*The task*: Everything in the data should be repeated exactly, save for the images.

## START

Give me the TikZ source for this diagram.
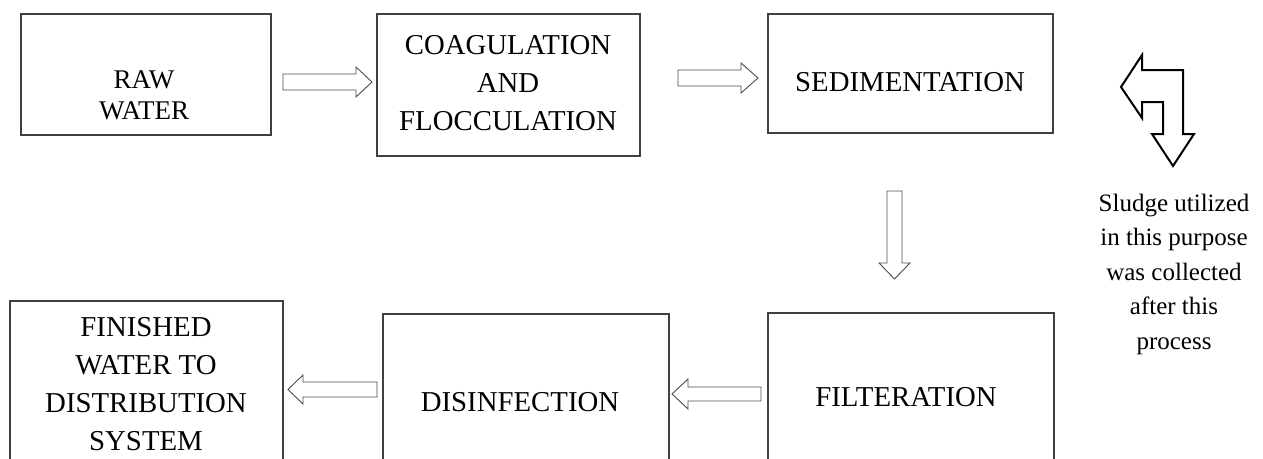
\documentclass[tikz,border=0pt]{standalone}
\usepackage{fontspec}
\setmainfont{Liberation Serif}
\begin{document}
\begin{tikzpicture}[x=1pt,y=-1pt,
  boxstyle/.style={draw=black!75,line width=1.4pt},
  blockarrow/.style={draw=black!70,line width=0.9pt,line join=miter},
  bentarrow/.style={draw=black,line width=2pt,line join=miter},
  lbl/.style={align=center,inner sep=0pt,font=\fontsize{28.8}{38}\selectfont},
  note/.style={align=center,inner sep=0pt,font=\fontsize{25}{34.5}\selectfont}]
\useasboundingbox (0,0) rectangle (1263,458);
\clip (0,0) rectangle (1263,458);
% boxes
\draw[boxstyle] (21,14) rectangle (271,135) coordinate (rawbr);
\draw[boxstyle] (377,14) rectangle (640,156);
\draw[boxstyle] (768,14) rectangle (1053,133);
\draw[boxstyle] (10,301) rectangle (283,520);
\draw[boxstyle] (383,314) rectangle (669,520);
\draw[boxstyle] (768,313) rectangle (1054,520);
% texts
\node[lbl,font=\fontsize{27}{31}\selectfont] (raw) at (144,95) {RAW\\WATER};
\node[lbl] (coag) at (508,83) {COAGULATION\\AND\\FLOCCULATION};
\node[lbl] (sed) at (910,82) {SEDIMENTATION};
\node[lbl] (fin) at (146,384) {FINISHED\\WATER TO\\DISTRIBUTION\\SYSTEM};
\node[lbl] (dis) at (520,402) {DISINFECTION};
\node[lbl] (fil) at (906,397) {FILTERATION};
\node[note] (sludge) at (1174,274) {Sludge utilized\\in this purpose\\was collected\\after this\\process};
% block arrows
\draw[blockarrow] (283,74) -- (356,74) -- (356,67) -- (372,82) -- (356,97) -- (356,90) -- (283,90) -- cycle;
\draw[blockarrow] (678,70) -- (741,70) -- (741,63) -- (758,78) -- (741,93) -- (741,86) -- (678,86) -- cycle;
\draw[blockarrow] (887,191) -- (902,191) -- (902,263) -- (910,263) -- (894.5,279) -- (879,263) -- (887,263) -- cycle;
\draw[blockarrow] (377,382) -- (303,382) -- (303,375) -- (288,389.5) -- (303,404) -- (303,397) -- (377,397) -- cycle;
\draw[blockarrow] (761,387) -- (688,387) -- (688,379) -- (672,394) -- (688,409) -- (688,401) -- (761,401) -- cycle;
% bent arrow
\draw[bentarrow] (1121,87) -- (1142,55) -- (1142,70) -- (1183,70) -- (1183,134) -- (1194,134) -- (1173,166) -- (1152,134) -- (1163,134) -- (1163,102) -- (1142,102) -- (1142,118) -- cycle;
\end{tikzpicture}
\end{document}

## END

*Solution for this problem*:
Give me the TikZ source for this diagram.
\documentclass[tikz,border=0pt]{standalone}
\usepackage{fontspec}
\setmainfont{Liberation Serif}
\begin{document}
\begin{tikzpicture}[x=1pt,y=-1pt,
  boxstyle/.style={draw=black!75,line width=1.4pt},
  blockarrow/.style={draw=black!70,line width=0.9pt,line join=miter},
  bentarrow/.style={draw=black,line width=2pt,line join=miter},
  lbl/.style={align=center,inner sep=0pt,font=\fontsize{28.8}{38}\selectfont},
  note/.style={align=center,inner sep=0pt,font=\fontsize{25}{34.5}\selectfont}]
\useasboundingbox (0,0) rectangle (1263,458);
\clip (0,0) rectangle (1263,458);
% boxes
\draw[boxstyle] (21,14) rectangle (271,135) coordinate (rawbr);
\draw[boxstyle] (377,14) rectangle (640,156);
\draw[boxstyle] (768,14) rectangle (1053,133);
\draw[boxstyle] (10,301) rectangle (283,520);
\draw[boxstyle] (383,314) rectangle (669,520);
\draw[boxstyle] (768,313) rectangle (1054,520);
% texts
\node[lbl,font=\fontsize{27}{31}\selectfont] (raw) at (144,95) {RAW\\WATER};
\node[lbl] (coag) at (508,83) {COAGULATION\\AND\\FLOCCULATION};
\node[lbl] (sed) at (910,82) {SEDIMENTATION};
\node[lbl] (fin) at (146,384) {FINISHED\\WATER TO\\DISTRIBUTION\\SYSTEM};
\node[lbl] (dis) at (520,402) {DISINFECTION};
\node[lbl] (fil) at (906,397) {FILTERATION};
\node[note] (sludge) at (1174,274) {Sludge utilized\\in this purpose\\was collected\\after this\\process};
% block arrows
\draw[blockarrow] (283,74) -- (356,74) -- (356,67) -- (372,82) -- (356,97) -- (356,90) -- (283,90) -- cycle;
\draw[blockarrow] (678,70) -- (741,70) -- (741,63) -- (758,78) -- (741,93) -- (741,86) -- (678,86) -- cycle;
\draw[blockarrow] (887,191) -- (902,191) -- (902,263) -- (910,263) -- (894.5,279) -- (879,263) -- (887,263) -- cycle;
\draw[blockarrow] (377,382) -- (303,382) -- (303,375) -- (288,389.5) -- (303,404) -- (303,397) -- (377,397) -- cycle;
\draw[blockarrow] (761,387) -- (688,387) -- (688,379) -- (672,394) -- (688,409) -- (688,401) -- (761,401) -- cycle;
% bent arrow
\draw[bentarrow] (1121,87) -- (1142,55) -- (1142,70) -- (1183,70) -- (1183,134) -- (1194,134) -- (1173,166) -- (1152,134) -- (1163,134) -- (1163,102) -- (1142,102) -- (1142,118) -- cycle;
\end{tikzpicture}
\end{document}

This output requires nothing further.